Among the many outrageous claims made by Miliband and the Muppets is the one that challenging the security services ‘aids the enemy.’ Nothing like a bit of ‘national security’ to cover up all kinds of malpractice and skulduggery. As the Times said in its leader,
“It is not the acceptance of misdeeds that tarnishes a country’s reputation and gives succour to its enemies. It is that they happened in the first place, and the cover-up that seeks to pretend that they did not.
Mr Miliband and the Government’s lawyers initially cited national security reasons for their attempts to block the release of those seven paragraphs, on the ground that the sharing of US intelligence could lead to such secret information being henceforth withheld. This was a spurious contention at the outset, and at any rate it is now obsolete. The intelligence has been published, and that argument is over. Further censorship on the ground of national security is not only counterproductive, but shameful for a supposedly centre-left government that pays lip service to the notion of transparency.
When Mr Mohamed was first mistreated, the British Establishment chose, studiously, to look the other way. This week, it has stared its misdeeds in the face, and behaved little better.” The Times 16/2/2010
That is not all. Let us be very clear where the real blame for these appalling deeds lies.
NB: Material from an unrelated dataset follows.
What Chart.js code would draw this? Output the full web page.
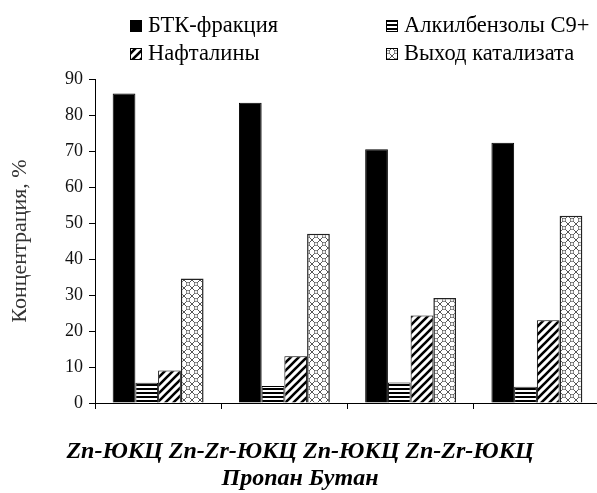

Clive Stafford –Smith wrote in the Guardian,
“The key moment in the whole torture scandal came on 10 January 2002, when an anonymous agent in the field "reported back to London his 'observations on the circumstances of the handling of [a] detainee by the US military before the beginning of [his own] interview'." The officer – perhaps it was witness B, the agent who has become infamous for his interrogation of Binyam Mohamed – obviously had qualms about his responsibility in the face of prisoner abuse.
Overnight, London replied: "You have commented on their treatment. It appears from your description that they may not be being treated in accordance with the appropriate standards. Given that they [the prisoners] are not within our custody or control, the law does not require you to intervene to prevent this." In other words, see no evil, hear no evil.
The villain of the piece was not the functionary, but the person who sat at the desk setting the rules.
….And that policymaker does appear to be a villain. It is not permissible to act the ostrich in the face of medieval mistreatment of prisoners. The Convention Against Torture is explicit that it is a crime to commit "an act … which constitutes complicity … in torture". The courts have long since concluded that British officers were, indeed, deeply enmeshed in the abuse.
The investigation into torture has never been about finding a lowly scapegoat to take the blame. We must identify those who set the rules. Once this has been done, we must understand why they strayed so far from our principles, and establish regulations to avoid this in future.”
We must also do all we can to get the dirty sordid details into the open before the General Election so that Miliband and the Muppets can be judged initially at the court of public opprobrium and then hopefully in the Old Bailey.